The DEA agents waited until Place had retrieved his luggage and called a limousine before approaching him in New York. The DEA agents again asked Place for his identification, which he produced. The agents discovered that Place had no outstanding warrants. They then asked to search Place's luggage, but Place declined to allow the agents to do so. The agents then told Place they were going to take the luggage to a federal judge to obtain a warrant to search the luggage, and that Place was free to accompany them if he chose to. An hour and a half later, the agents had taken Place's bags to Kennedy airport and allowed a trained narcotics detection dog to perform a "sniff" test. The dog detected the presence of narcotics. This was late on a Friday afternoon; the agents retained the luggage over the weekend until Monday, when they obtained a warrant to search the luggage. They discovered over a kilogram of cocaine.
Place was indicted for possession of cocaine with intent to distribute. In the district court, Place moved to suppress the cocaine, arguing that the warrantless seizure of the luggage violated his Fourth Amendment rights. The district court disagreed, reasoning instead that the police only needed reasonable suspicion to seize Place's bags, which they had. Place pleaded guilty to the possession charge, but reserved the right to appeal the denial of his suppression motion. On appeal, the Second Circuit reversed, holding that the prolonged seizure of Place's bags violated the principles of Terry v. Ohio. The U.S. Supreme Court then agreed to hear the case.

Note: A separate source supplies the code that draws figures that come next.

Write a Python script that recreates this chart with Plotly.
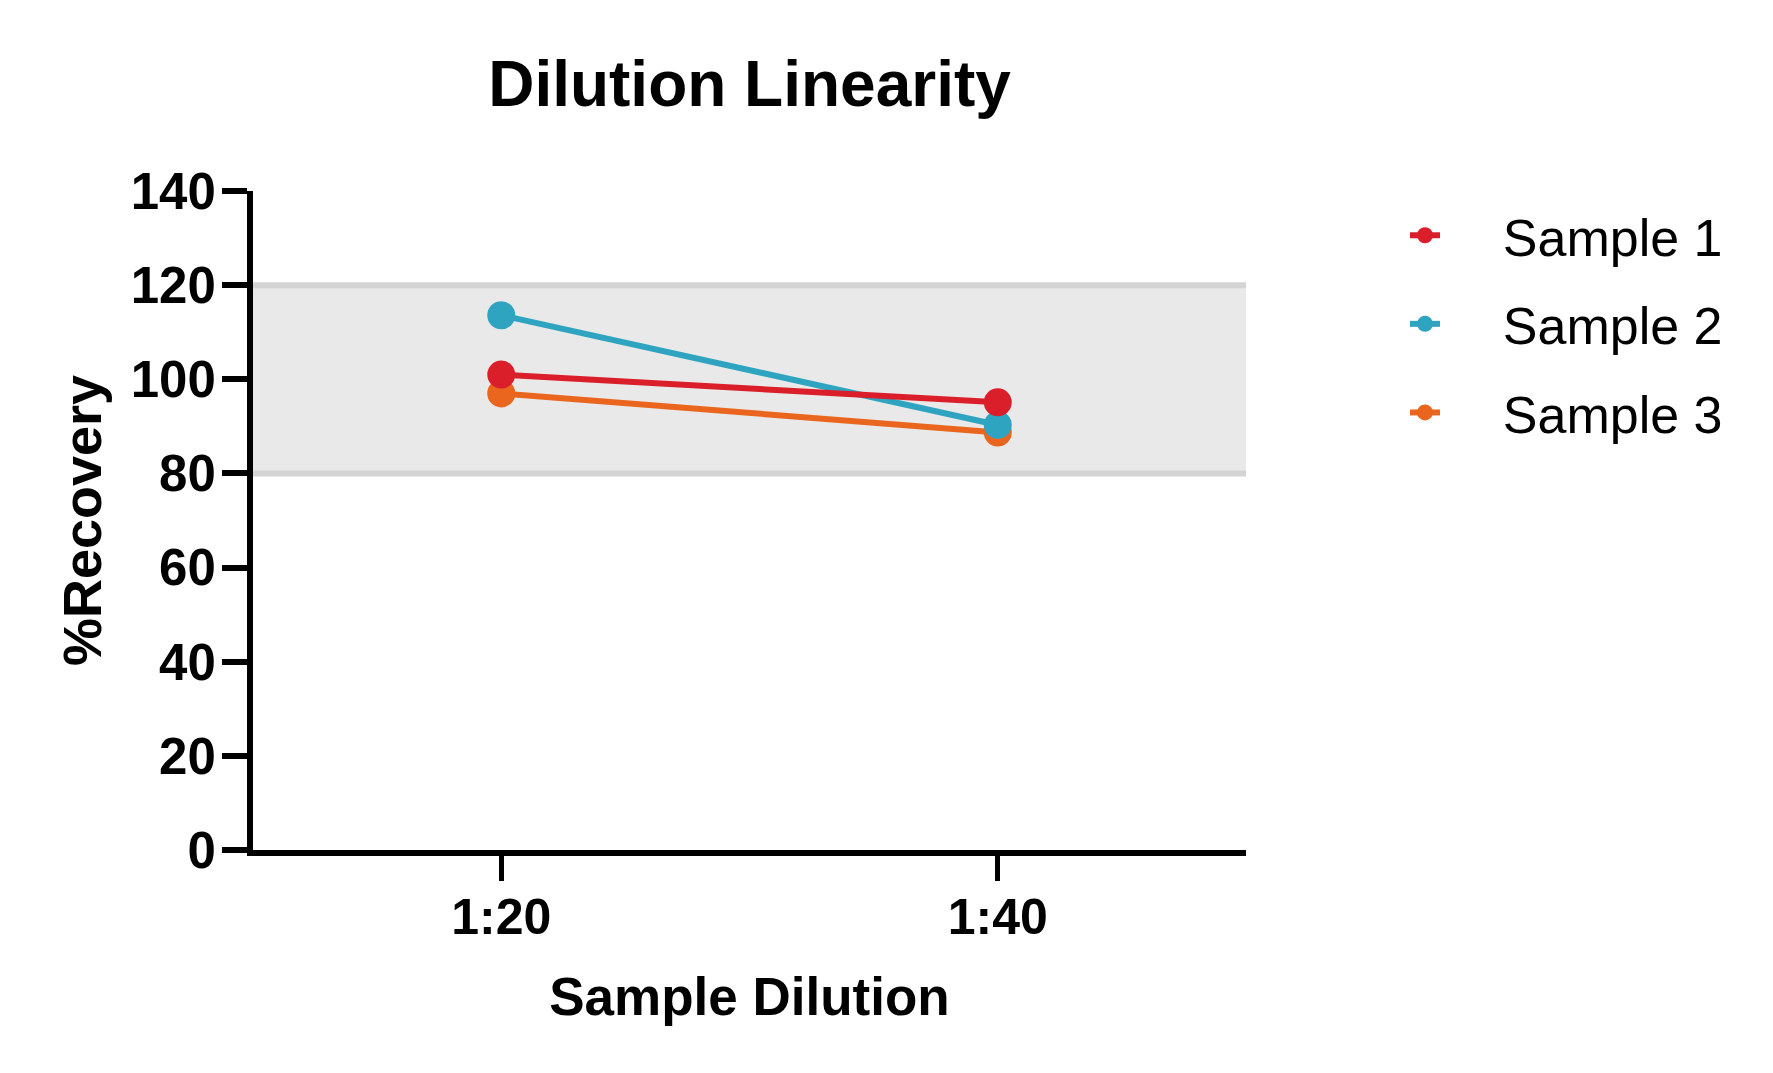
import plotly.graph_objects as go

# dilution levels and % recovery per sample
dilutions = ["1:20", "1:40"]
sample_1 = [101.0, 95.1]
sample_2 = [113.6, 90.3]
sample_3 = [97.0, 88.7]

samples = ["Sample 1", "Sample 2", "Sample 3"]
colors = ["#DA1F2B", "#2EA4C1", "#EA661E"]

# acceptance band
band_low = 80
band_high = 120
y_ticks = [0, 20, 40, 60, 80, 100, 120, 140]

FONT = "Arial, Liberation Sans, sans-serif"

fig = go.Figure()

# band drawn as shapes below the data
fig.add_shape(type="rect", xref="paper", x0=0, x1=1, yref="y", y0=band_low, y1=band_high,
              fillcolor="#E9E9E9", line_width=0, layer="below")
for yv in (band_low, band_high):
    fig.add_shape(type="line", xref="paper", x0=0, x1=1, yref="y", y0=yv, y1=yv,
                  line=dict(color="#D4D4D4", width=6), layer="below")

series = [sample_1, sample_2, sample_3]
# draw sample 3 first so sample 1 sits on top, as in the original
for i in [2, 1, 0]:
    fig.add_trace(go.Scatter(
        x=dilutions, y=series[i], name="\u00a0\u00a0\u00a0\u00a0" + samples[i],
        mode="lines+markers",
        line=dict(color=colors[i], width=6),
        marker=dict(color=colors[i], size=28),
        legendgroup=samples[i], legendrank=i + 1,
    ))

# page body has an 8px margin, so the figure is a bit smaller and shifted
fig.update_layout(
    width=1765, height=1065,
    paper_bgcolor="white", plot_bgcolor="white",
    margin=dict(l=245, r=527, t=183, b=223),
    font=dict(family=FONT, color="black"),
    title=dict(text="Dilution Linearity", x=0.5, xref="paper", xanchor="center",
               y=1 - 76 / 1065, yanchor="middle",
               font=dict(size=64, weight=700, family=FONT)),
    showlegend=True,
    legend=dict(x=(1397 - 245) / 993, xanchor="left", y=0.994, yanchor="top",
                font=dict(size=52, family=FONT), tracegroupgap=18,
                bgcolor="rgba(0,0,0,0)"),
)

fig.update_xaxes(
    type="category", range=[-0.5, 1.5],
    showline=True, linecolor="black", linewidth=6,
    ticks="outside", ticklen=25, tickwidth=5, tickcolor="black",
    tickfont=dict(size=50, weight=700, family=FONT), ticklabelstandoff=-7,
    showgrid=False, zeroline=False,
    title=dict(text="Sample Dilution", font=dict(size=53, weight=700, family=FONT), standoff=36),
)
fig.update_yaxes(
    range=[0, 140], tickvals=y_ticks,
    showline=True, linecolor="black", linewidth=6,
    ticks="outside", ticklen=25, tickwidth=6, tickcolor="black",
    tickfont=dict(size=51, weight=700, family=FONT), ticklabelstandoff=-4,
    showgrid=False, zeroline=False,
    title=dict(text="%Recovery", font=dict(size=54, weight=700, family=FONT), standoff=14),
)

fig.write_html("out.html")
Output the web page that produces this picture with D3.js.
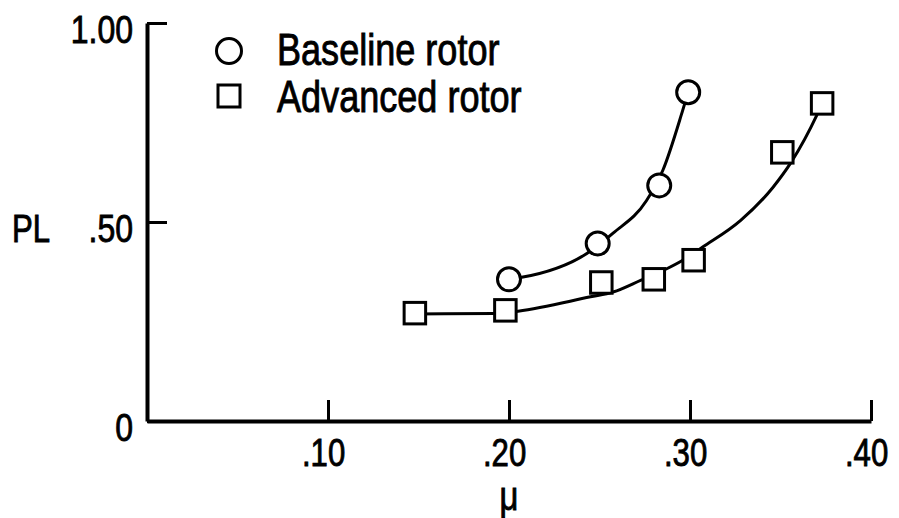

The Court first had to consider whether, as the lower courts had assumed, the framework of Terry v. Ohio, under which a limited detention of a person can be justified in the face of reasonable suspicion, can apply to the temporary seizure of a person's luggage. Indeed, when government agents have reason to suspect (but not probable cause to believe) that, for instance, a traveler's luggage contains narcotics, it has a substantial interest in confirming or denying that suspicion. In order to dispel that suspicion, the Court reasoned a brief seizure of the luggage could be justified. This brief seizure could not encompass a full-blown "search," just as a Terry stop may not increase in seriousness to a full-blown arrest, unless probable cause to perform the search arose during the brief detention.
In this case, the whole reason the DEA agents seized Place's luggage was so they could subject it to the dog sniff. The sniff, in turn, would violate Place's Fourth Amendment rights if it constituted a "search." A "search" is an unwarranted intrusion on a person's objectively reasonable expectation of privacy. But the sniff does not require opening the luggage; it does not expose things that are not contraband to public view. The sniff is thus far more limited than the typical search. Moreover, the sniff merely reveals the presence or absence of narcotics. Thus, it is sui generis, and does not constitute a "search" under the Fourth Amendment.
However, in this case, even though the DEA agents did not "search" Place's luggage when they subjected it to the dog sniff, their seizure of the luggage was unreasonable because it exceeded the limits of a Terry-type investigative stop. The length of time the agents had possession of Place's luggage was too great—90 minutes before the dog sniff had been conducted. Also, the agents knew what time Place's plane was scheduled to land at LaGuardia, and thus had ample time to arrange their investigation accordingly, so that taking Place's luggage from LaGuardia to Kennedy airports should not have been necessary. Thus, the seizure of Place's luggage was unreasonable in this case.
Justice Blackmun also felt that this case was not appropriate for deciding the status of dog sniffs under the Fourth Amendment. For one thing, Blackmun observed, Place had not raised the issue in either the district court or the Second Circuit. For another, Blackmun agreed with Brennan that it was not necessary to decide whether a dog sniff is a "search" in order to decide the case, because the seizure of Place's luggage was unreasonable in any event.